Bush visualized a system of information processing that would permit users to browse content, create home pages, scan texts and make and follow links (he called them "trails"). He was thinking about microfilm and machines with levers, but the concepts were there.

Like the Web itself, blogs first attracted the technically savvy who knew how to create home pages from scratch. "The earliest Web logs were all link-driven, and the people who created them were, I think, information junkies who were fascinated with the Web and wanted to share their finds with others," Blood says.

The nascent movement came to life in August 1999 when a service called Blogger went online. Blogger offers free, easy-to-use software that novices can use to automatically build and update a Web log.

With specialized software from Blogger and the similar technologies that followed, free time and something to say soon became the only prerequisites to blogging.

The trend's increasing popularity inspired online magazine Salon last year to give its readers a chance to create their own Web logs. After a 30-day trial, Salon provides a year of software and Web site hosting for $39.95.

With blogging freed from the ranks of the technocracy, a wider range of people have flocked to the hobby, says J.D. Lasica, senior editor for the Online Journalism Review and media columnist for the American Journalism Review.

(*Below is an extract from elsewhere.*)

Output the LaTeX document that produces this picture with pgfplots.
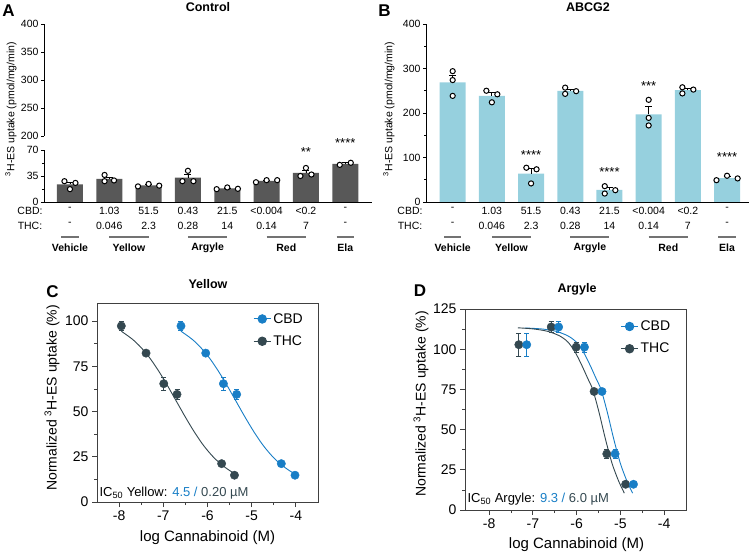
\documentclass[border=0pt]{standalone}
\usepackage{pgfplots}
\pgfplotsset{compat=1.18}
\usepackage{fontspec}
\setmainfont{Liberation Sans}
\definecolor{cbd}{RGB}{24,126,198}
\definecolor{thc}{RGB}{52,72,80}
\definecolor{bargray}{RGB}{88,88,88}
\definecolor{barblue}{RGB}{150,208,222}
\newcommand{\fs}[1]{\fontsize{#1}{#1}\selectfont}
\tikzset{grpline/.style={black!55, line width=1.2pt}}

\pgfplotsset{
 barax/.style={scale only axis, anchor=south west, axis x line*=bottom, axis y line*=left,
   tick align=outside, /pgf/number format/assume math mode=true,
   yticklabel style={font=\fs{10.5}, xshift=1pt}, major tick length=3pt, minor tick length=2pt,
   axis line style={black, line width=0.8pt}, tick style={black, line width=0.8pt}, clip=false,
   xtick={0,...,7}, x tick style={draw=none},
   xticklabels={{-\\-},{1.03\\0.046},{51.5\\2.3},{0.43\\0.28},{21.5\\14},{<0.004\\0.14},{<0.2\\7},{-\\-}},
   xticklabel style={align=center, font=\fontsize{10.5}{15}\selectfont, yshift=1pt}},
 barplot/.style={ybar, bar width=26pt, draw=none, fill=#1,
   error bars/.cd, y dir=plus, y explicit,
   error bar style={black, line width=0.8pt},
   error mark options={rotate=90, mark size=3.5pt, black, line width=0.8pt}},
 dots/.style={only marks, mark=*, mark size=2.6pt, mark options={fill=white, draw=black, line width=1pt}},
 curveax/.style={scale only axis, anchor=south west, axis lines=box, xtick pos=bottom, ytick pos=left,
   tick align=outside, /pgf/number format/assume math mode=true,
   ticklabel style={font=\fs{14}}, major tick length=5pt, minor tick length=3pt,
   axis line style={black!75, line width=0.8pt}, tick style={black!75, line width=0.8pt},
   xtick={-8,...,-4}, xticklabels={-8,-7,-6,-5,-4}, minor x tick num=1, minor y tick num=1,
   clip=false,
   legend style={draw=none, fill=none, font=\fs{14}, row sep=7pt, inner sep=0pt},
   legend cell align=left},
 ptsC/.style={only marks, mark=*, mark size=4.2pt, #1, mark options={fill=#1, draw=#1},
   error bars/.cd, y dir=both, y explicit, error bar style={#1, line width=0.8pt},
   error mark options={rotate=90, mark size=2.5pt, #1, line width=0.8pt}},
}

\begin{document}
\begin{tikzpicture}[x=1pt,y=1pt]
\path[use as bounding box] (0,0) rectangle (754,554);

% ---------------- Panel A ----------------
\begin{axis}[barax, at={(44pt,352pt)}, width=328pt, height=52pt,
  xmin=-0.66, xmax=7.68, ymin=0, ymax=70, ytick={0,35,70}, minor ytick={17.5,52.5}]
\addplot[barplot=bargray] table[x=x, y=y, y error=e] {
x y e
0 23.7 3.2
1 31.1 2.6
2 22.4 1.0
3 32.7 4.7
4 18.2 0.7
5 28.5 0.9
6 39.3 3.3
7 51.4 1.4
};
\addplot[dots] table {
-0.14 28
0 17.3
0.14 25.7
0.88 36.4
0.88 28
1.12 29
1.73 21
2 24.3
2.27 22
3 42
2.86 28
3.14 28
3.73 17.3
4 19.6
4.27 17.8
4.73 26.6
5 29.4
5.27 29.4
6 45.8
5.86 35
6.14 37
6.86 50
7.14 52.8
};
\node[font=\fs{13}] at (axis cs:6,67) {**};
\node[font=\fs{13}] at (axis cs:7,79) {****};
\draw[grpline] ([yshift=-35pt]axis cs:-0.22,0) -- ([yshift=-35pt]axis cs:0.22,0);
\draw[grpline] ([yshift=-35pt]axis cs:1,0) -- ([yshift=-35pt]axis cs:2,0);
\draw[grpline] ([yshift=-35pt]axis cs:3,0) -- ([yshift=-35pt]axis cs:4,0);
\draw[grpline] ([yshift=-35pt]axis cs:5,0) -- ([yshift=-35pt]axis cs:6,0);
\draw[grpline] ([yshift=-35pt]axis cs:6.78,0) -- ([yshift=-35pt]axis cs:7.22,0);
\node[font=\bfseries\fs{10.5}] at ([yshift=-46pt]axis cs:0,0) {Vehicle};
\node[font=\bfseries\fs{10.5}] at ([yshift=-46pt]axis cs:1.5,0) {Yellow};
\node[font=\bfseries\fs{10.5}] at ([yshift=-46pt]axis cs:3.5,0) {Argyle};
\node[font=\bfseries\fs{10.5}] at ([yshift=-46pt]axis cs:5.5,0) {Red};
\node[font=\bfseries\fs{10.5}] at ([yshift=-46pt]axis cs:7,0) {Ela};
\end{axis}

\begin{axis}[scale only axis, anchor=south west, at={(44pt,418pt)}, width=328pt, height=112pt,
  xmin=-0.66, xmax=7.68, ymin=200, ymax=400, ytick={200,250,...,400},
  axis x line=none, axis y line*=left, tick align=outside,
  /pgf/number format/assume math mode=true, yticklabel style={font=\fs{10.5}, xshift=1pt},
  major tick length=3pt, axis line style={black, line width=0.8pt}, tick style={black, line width=0.8pt}]
\addplot[draw=none] coordinates {(0,300)};
\end{axis}

% ---------------- Panel B ----------------
\begin{axis}[barax, at={(426pt,352pt)}, width=323pt, height=178pt,
  xmin=-0.68, xmax=7.56, ymin=0, ymax=400, ytick={0,100,...,400}, minor ytick={50,150,250,350}]
\addplot[barplot=barblue] table[x=x, y=y, y error=e] {
x y e
0 269 16
1 238.7 7.7
2 64 11
3 249.7 4
4 27 4.8
5 196.9 17
6 251.5 4
7 53.7 3
};
\addplot[dots] table {
0 294
0 274
0 238.5
0.86 250
1.14 242
1 224
1.88 77
2.14 73.5
2 41.7
2.87 257
2.87 243
3.15 249
3.88 35.6
3.88 19
4.15 26.5
5 229.6
5 189
5 172
5.86 257.8
5.86 244
6.14 252.6
6.73 49
7 59
7.27 53
};
\node[font=\fs{13}] at (axis cs:2,106) {****};
\node[font=\fs{13}] at (axis cs:4,68) {****};
\node[font=\fs{13}] at (axis cs:5,261) {***};
\node[font=\fs{13}] at (axis cs:7,102) {****};
\draw[grpline] ([yshift=-35pt]axis cs:-0.22,0) -- ([yshift=-35pt]axis cs:0.22,0);
\draw[grpline] ([yshift=-35pt]axis cs:1,0) -- ([yshift=-35pt]axis cs:2,0);
\draw[grpline] ([yshift=-35pt]axis cs:3,0) -- ([yshift=-35pt]axis cs:4,0);
\draw[grpline] ([yshift=-35pt]axis cs:5,0) -- ([yshift=-35pt]axis cs:6,0);
\draw[grpline] ([yshift=-35pt]axis cs:6.78,0) -- ([yshift=-35pt]axis cs:7.22,0);
\node[font=\bfseries\fs{10.5}] at ([yshift=-46pt]axis cs:0,0) {Vehicle};
\node[font=\bfseries\fs{10.5}] at ([yshift=-46pt]axis cs:1.5,0) {Yellow};
\node[font=\bfseries\fs{10.5}] at ([yshift=-46pt]axis cs:3.5,0) {Argyle};
\node[font=\bfseries\fs{10.5}] at ([yshift=-46pt]axis cs:5.5,0) {Red};
\node[font=\bfseries\fs{10.5}] at ([yshift=-46pt]axis cs:7,0) {Ela};
\end{axis}

% ---------------- Panel C ----------------
\begin{axis}[curveax, at={(97pt,52pt)}, width=221pt, height=199pt,
  xmin=-8.5, xmax=-3.5, ymin=0, ymax=110, ytick={0,25,...,100},
  legend style={at={(axis cs:-4.97,105.5)}, anchor=north west}]
\addlegendimage{cbd, line width=1pt, mark=*, mark size=4.2pt, mark options={fill=cbd}}
\addlegendentry{CBD}
\addlegendimage{thc, line width=1pt, mark=*, mark size=4.2pt, mark options={fill=thc}}
\addlegendentry{THC}
\addplot[forget plot, cbd, line width=0.9pt, smooth] coordinates {
(-6.60,94.4) (-6.35,90.0) (-6.15,85.3) (-5.95,79.4) (-5.75,72.2) (-5.55,64.1) (-5.35,55.5)
(-5.15,46.9) (-4.95,38.8) (-4.75,31.6) (-4.55,25.7) (-4.35,21.0) (-4.15,17.4) (-4.00,15.3)};
\addplot[forget plot, thc, line width=0.9pt, smooth] coordinates {
(-7.95,94.4) (-7.70,90.0) (-7.50,85.3) (-7.30,79.4) (-7.10,72.2) (-6.90,64.1) (-6.70,55.5)
(-6.50,46.9) (-6.30,38.8) (-6.10,31.6) (-5.90,25.7) (-5.70,21.0) (-5.50,17.4) (-5.38,15.6)};
\addplot[forget plot, ptsC=cbd] table[x=x, y=y, y error=e] {
x y e
-6.60 97.3 2.5
-6.04 82.3 1.5
-5.64 65.4 3.5
-5.34 59.5 3
-4.33 21.2 1
-4.02 14.8 1
};
\addplot[forget plot, ptsC=thc] table[x=x, y=y, y error=e] {
x y e
-7.95 97.3 2.5
-7.39 82.3 1.5
-6.99 65.4 3.5
-6.69 59.5 3
-5.68 21.2 1
-5.39 14.8 1
};
\node[anchor=base west, font=\fs{13}, inner sep=1pt] at (axis cs:-8.47,3)
  {IC\textsubscript{50} Yellow: \textcolor{cbd}{4.5 /} \textcolor{thc}{0.20 µM}};
\end{axis}

% ---------------- Panel D ----------------
\begin{axis}[curveax, at={(465pt,44pt)}, width=221pt, height=201pt,
  xmin=-8.55, xmax=-3.5, ymin=0, ymax=125, ytick={0,25,...,125},
  legend style={at={(axis cs:-5.0,119)}, anchor=north west}]
\addlegendimage{cbd, line width=1pt, mark=*, mark size=4.2pt, mark options={fill=cbd}}
\addlegendentry{CBD}
\addlegendimage{thc, line width=1pt, mark=*, mark size=4.2pt, mark options={fill=thc}}
\addlegendentry{THC}
\addplot[forget plot, cbd, line width=0.9pt, smooth] coordinates {
(-7.19,113.2) (-6.80,112.6) (-6.47,111.1) (-6.20,108.3) (-6.01,104.5) (-5.85,98.5) (-5.70,90.5)
(-5.55,81.5) (-5.44,74.8) (-5.30,61) (-5.15,44) (-5.00,29) (-4.85,18) (-4.72,10.5)};
\addplot[forget plot, thc, line width=0.9pt, smooth] coordinates {
(-7.34,113.3) (-6.99,112.6) (-6.66,111.1) (-6.39,108.3) (-6.20,104.5) (-6.04,98.5) (-5.89,90.5)
(-5.74,81.5) (-5.63,74.8) (-5.49,61) (-5.34,44) (-5.19,29) (-5.04,18) (-4.91,10.5)};
\addplot[forget plot, ptsC=thc] table[x=x, y=y, y error=e] {
x y e
-7.32 102.8 7
-6.58 113.8 3.5
-6.01 101.3 3
-5.60 73.7 1
-5.31 34.9 3
-4.88 16.0 1
};
\addplot[forget plot, ptsC=cbd] table[x=x, y=y, y error=e] {
x y e
-7.14 102.8 7
-6.41 113.8 3.5
-5.82 101.3 3
-5.42 73.7 1
-5.12 34.9 3
-4.70 16.0 1
};
\node[anchor=base west, font=\fs{13}, inner sep=1pt] at (axis cs:-8.52,4.7)
  {IC\textsubscript{50} Argyle: \textcolor{cbd}{9.3 /} \textcolor{thc}{6.0 µM}};
\end{axis}

% ---------------- Labels ----------------
\node[font=\bfseries\fs{17}] at (8.5,543) {A};
\node[font=\bfseries\fs{17}] at (384.5,543) {B};
\node[font=\bfseries\fs{17}] at (52.5,262.5) {C};
\node[font=\bfseries\fs{17}] at (420,263) {D};
\node[font=\bfseries\fs{12.5}] at (208,547) {Control};
\node[font=\bfseries\fs{12.5}] at (588,547) {ABCG2};
\node[font=\bfseries\fs{12.5}] at (208,270) {Yellow};
\node[font=\bfseries\fs{12.5}] at (577,265) {Argyle};
\node[rotate=90, font=\fs{10.5}] at (11,445) {\textsuperscript{3}H-ES uptake (pmol/mg/min)};
\node[rotate=90, font=\fs{10.5}] at (389,445) {\textsuperscript{3}H-ES uptake (pmol/mg/min)};
\node[font=\fs{10.5}] at (30,343) {CBD:};
\node[font=\fs{10.5}] at (30,328) {THC:};
\node[font=\fs{10.5}] at (410,343) {CBD:};
\node[font=\fs{10.5}] at (410,328) {THC:};
\node[rotate=90, font=\fs{14}] at (52,156) {Normalized \textsuperscript{3}H-ES uptake (\%)};
\node[rotate=90, font=\fs{14}] at (421,150) {Normalized \textsuperscript{3}H-ES uptake (\%)};
\node[font=\fs{15}] at (207.5,16) {log Cannabinoid (M)};
\node[font=\fs{15}] at (576.5,9) {log Cannabinoid (M)};
\end{tikzpicture}
\end{document}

"The early bloggers wrote about what they knew best: technology and software," Lasica says. "The form has only begun to flower in the past year when Web logs moved beyond their original moorings into a broader array of topics: politics, foreign policy, debates over public affairs."

Andrew Sullivan, a writer for the New Republic and other print publications, writes one of the best-known political blogs.

One might visit Sullivan's blog because of an interest in politics, but the asides on his conversion from Windows to Macs, or on walking his dog, or on his battle with HIV, draw the reader into a personal circle usually reserved for family and friends.

These kinds of revelations can go both ways.

Johnston started a blog to give other people a peek into his life, but he says he's found that in creating a virtual roadmap to his personal interests, he's learned about himself. "When you pour everything out there, it guides your thoughts."